Alexandre Pagotto Pacheco é médico e cirurgião ortopedista.
Marlene
28 de janeiro de 2014
Olá Alexandre! seja benvindo! Gostei do seu texto e compactuo com suas colocações… a medicina está necessitada de novos paradigmas, uma nova visão sobre doenças/doentes e que seja ensinada desde a formação do médico. Eu sou homeopata e estou muito feliz com minha escolha. Escolhi também ganhar para viver com dignidade, ou seja não fiquei rica com a medicina, mas quero ter disponibilidade na alma para os pacientes. Cada um tem seu caminho e todo trabalho médico é abençoado porque quando não podemos curar, pelo menos alívio na maioria dos casos podemos dar. Um abraço
Alexandre Pacheco
29 de janeiro de 2014
De acordo Marlene, obrigado pelo comentário.
blogdoamstalden
31 de janeiro de 2014
Marlene, o Alexandre vai escrever regularmente e sua coluna vai se chamar “Medicina e a Vida”. Ainda não decidimos a periodicidade, mas conto desde já com seus comentários. Mais ainda. Que tal você escrever e enviar para nós alguns artigos sobre medicina e vida? Eu ficaria honrado. Abs.
daniela
28 de janeiro de 2014
Essa é uma excelente reflexão… sem dúvida pensarmos até quanto o diálogo entre pacientes e médicos já faz parte da cura é um caminho para uma medicina mais humana e assertiva….é esse o caminho…refletir….parabéns, doutor!
dralexandrepacheco
29 de janeiro de 2014
Obrigado Daniela. Esse é um dos caminhos e é fundamental que ele exista pois muitas pessoas precisam justamente dele.
Valéria Pisauro
28 de janeiro de 2014
O paciente deve ter confiança em seu médico, para isso precisa haver tempo, diálogo e conhecimento.
dralexandrepacheco
29 de janeiro de 2014
De acordo Valéria, obrigado pelo comentário.
Carla Betta
29 de janeiro de 2014
Que dilema! Mas, além da cura, há o inevitavelmente humano! Mde Teresa dizia mto sabiamente que além do pão e do agasalho a maior carência é a do olhar, do carinho e da atenção. Por que os placebos funcionam? Porque a força do emocional é maior que imaginamos. Mas, é claro que em casos mais complexos, somente um bom tratamento resolve.
dralexandrepacheco
30 de janeiro de 2014
É isso, Carla. Olhar e carinho não funcionam sem pão e agasalho, mas são igualmente fundamentais.
fabiocasemiro
4 de fevereiro de 2014
O interessante do artigo, Alexandre, é que neutraliza a crítica leviana tão naturalizada hoje em dia: “Os médicos de hoje são frios”; “A medicina é meramente capitalista”.

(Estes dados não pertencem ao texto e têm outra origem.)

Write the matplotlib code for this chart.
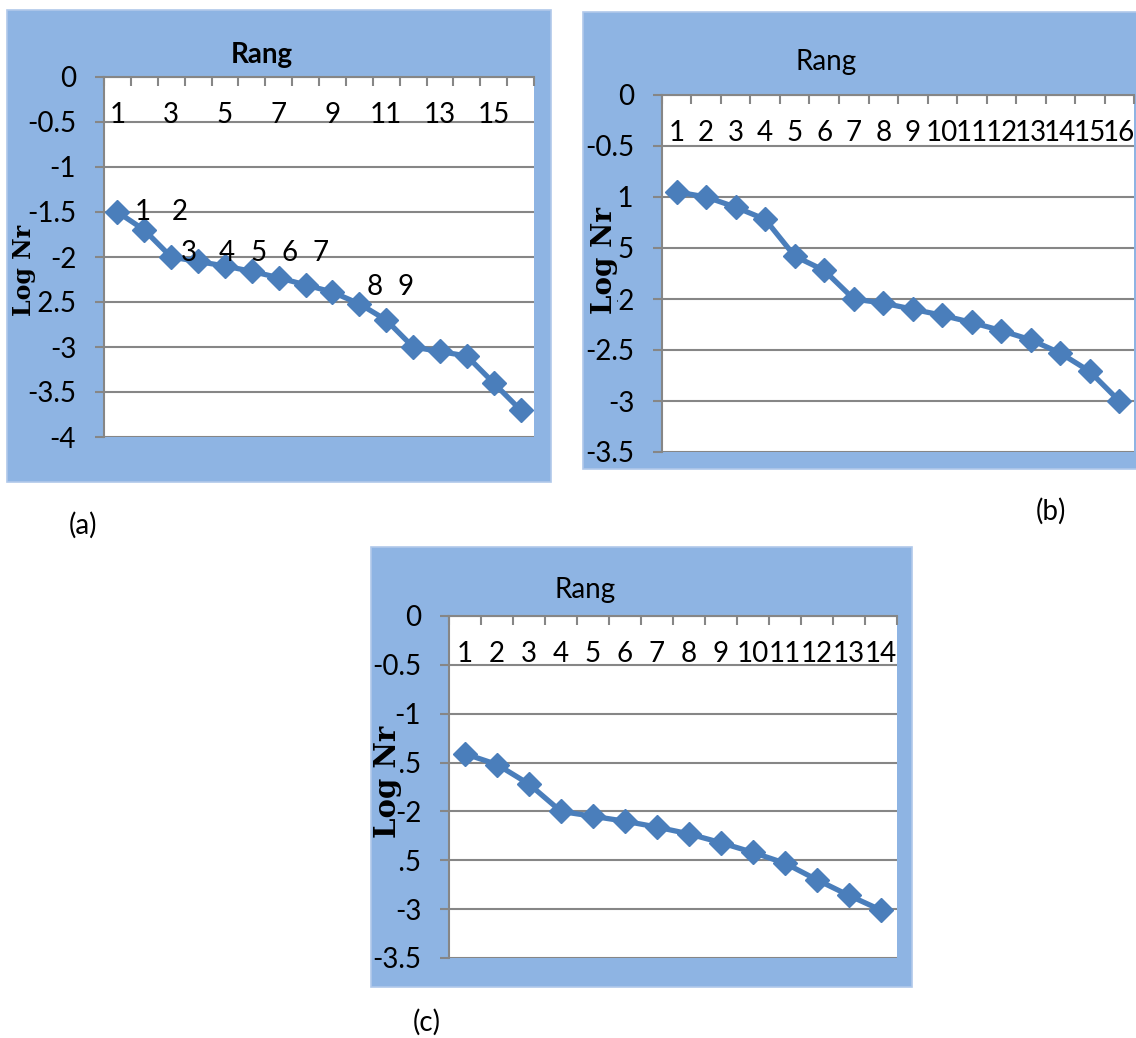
import matplotlib
matplotlib.use("Agg")
import matplotlib.pyplot as plt
from matplotlib.patches import Rectangle
from matplotlib.ticker import FuncFormatter

# --- data ---
rang_a = list(range(1, 17))
lognr_a = [-1.5, -1.7, -2.0, -2.05, -2.1, -2.16, -2.23, -2.31, -2.39, -2.52,
           -2.7, -3.0, -3.05, -3.1, -3.4, -3.7]
xlabels_a = ['1', '3', '5', '7', '9', '11', '13', '15']
# stray numbers written over plot (a)
ann_a_text = ['1', '2', '3', '4', '5', '6', '7', '8', '9']
ann_a_x = [1.93, 3.31, 3.67, 5.07, 6.25, 7.41, 8.57, 10.59, 11.73]
ann_a_y = [-1.5, -1.5, -1.96, -1.96, -1.96, -1.96, -1.96, -2.33, -2.33]

rang_b = list(range(1, 17))
lognr_b = [-0.95, -1.0, -1.1, -1.22, -1.58, -1.72, -2.0, -2.04, -2.1, -2.16,
           -2.23, -2.31, -2.4, -2.53, -2.71, -3.0]
xlabels_b = [str(r) for r in rang_b]

rang_c = list(range(1, 15))
lognr_c = [-1.41, -1.52, -1.72, -2.0, -2.05, -2.1, -2.16, -2.23, -2.32, -2.42,
           -2.53, -2.7, -2.86, -3.01]
xlabels_c = [str(r) for r in rang_c]

W, H = 1136, 1038
BLUE = '#8EB4E3'
LINE = '#4A7EBB'
GRID = '#868686'
FS = 20

plt.rcParams['font.family'] = 'Lato'


def fbox(x0, y0, x1, y1):
    return [x0 / W, 1 - y1 / H, (x1 - x0) / W, (y1 - y0) / H]


def rect(fig, r, z, edge='none'):
    fig.patches.append(Rectangle((r[0] / W, 1 - r[3] / H), (r[2] - r[0]) / W,
                                 (r[3] - r[1]) / H, transform=fig.transFigure,
                                 facecolor=BLUE, edgecolor=edge, lw=1.2, zorder=z))


def panel(fig, bg, area, x, y, xlabels, ymin, title_bold, title_pos,
          tag, tag_pos, covers, lab_pos, lab_size):
    rect(fig, bg, -1, edge='#B0C8EA')
    ax = fig.add_axes(fbox(*area))
    ax.set_facecolor('white')
    n = len(x)
    ax.plot(x, y, color=LINE, lw=3.8, marker='D', ms=12, mfc=LINE, mec=LINE,
            clip_on=False, zorder=3)
    ax.set_xlim(0.5, n + 0.5)
    ax.set_ylim(ymin, 0)
    ax.set_yticks([-0.5 * k for k in range(int(round(-ymin / 0.5)) + 1)])
    ax.yaxis.set_major_formatter(FuncFormatter(lambda v, p: '%g' % (v + 0.0)))
    ax.yaxis.grid(True, color=GRID, lw=1.5)
    ax.set_axisbelow(True)
    ax.tick_params(axis='y', direction='out', length=6.5, width=1.5, color=GRID,
                   pad=13.5, labelsize=FS)
    ax.xaxis.tick_top()
    ax.set_xticks([k + 0.5 for k in range(n + 1)])
    ax.set_xticklabels([])
    ax.tick_params(axis='x', direction='in', length=6.5, width=1.5, color=GRID)
    for s in ['right', 'bottom']:
        ax.spines[s].set_visible(False)
    for s in ['left', 'top']:
        ax.spines[s].set_color(GRID)
        ax.spines[s].set_linewidth(1.5)
    # category labels sit inside the plot just under the top axis
    step = n // len(xlabels)
    ylab = 1 - 38 / (area[3] - area[1])
    for i, lab in enumerate(xlabels):
        ax.text(1 + i * step, ylab, lab, transform=ax.get_xaxis_transform(),
                ha='center', va='center', fontsize=FS)
    fig.text(title_pos[0] / W, 1 - title_pos[1] / H, 'Rang', ha='center', va='center',
             fontsize=FS, fontweight='bold' if title_bold else 'normal')
    fig.text(tag_pos[0] / W, 1 - tag_pos[1] / H, tag, ha='center', va='center', fontsize=FS)
    # the y label box hides part of the tick labels, as in the source
    for c in covers:
        rect(fig, c, 2)
    fig.text(lab_pos[0] / W, 1 - lab_pos[1] / H, 'Log Nr', rotation=90, ha='center',
             va='center', fontsize=lab_size, fontweight='bold', family='DejaVu Serif',
             zorder=4)
    return ax


fig = plt.figure(figsize=(W / 100, H / 100), dpi=100)

ax_a = panel(fig, (7, 10, 551, 482), (104, 77, 534, 437), rang_a, lognr_a, xlabels_a, -4,
             True, (262, 55), '(a)', (83, 525), [(8, 290, 37, 316)], (24, 270), 17)
for t, xx, yy in zip(ann_a_text, ann_a_x, ann_a_y):
    ax_a.text(xx, yy, t, ha='center', va='center', fontsize=FS, zorder=4)

panel(fig, (583, 12, 1140, 469), (662, 95, 1134, 452), rang_b, lognr_b, xlabels_b, -3.5,
      False, (826, 62), '(b)', (1051, 511), [(584, 186, 617, 314)], (604, 261), 20)

panel(fig, (371, 547, 912, 987), (449, 616, 897, 958), rang_c, lognr_c, xlabels_c, -3.5,
      False, (585, 590), '(c)', (427, 1022), [(372, 745, 399, 778), (372, 842, 399, 874)],
      (388, 782), 21)

fig.savefig('out.png', dpi=100, facecolor='white')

Vc joga luz nesses preconceitos mostrando que, inegavelmente, as tecnologias médicas evoluiram por demais, incorporando a “esteira de produção” a uma sociedade que se concebe, ela mesma, em seu cotidiano, como esteira de produção.
A velocidade na medicina (e sua consequente superficialidade) é um aspecto arraigado num mundo no qual velocidade e superficialidade é a regra: no trabalho, nas relações afetivas, na cidadania…
Transformar a medicina em bode expiatório do contemporâneo, é olhar com miopia para uma sociedade cada vez mais esquizofrênica (ou no mínimo, muito complexa).
Parabéns!
Abraços,
Fábio
dralexandrepacheco
5 de fevereiro de 2014
Seu comentário enriquece o texto, Fabio. Muito obrigado!!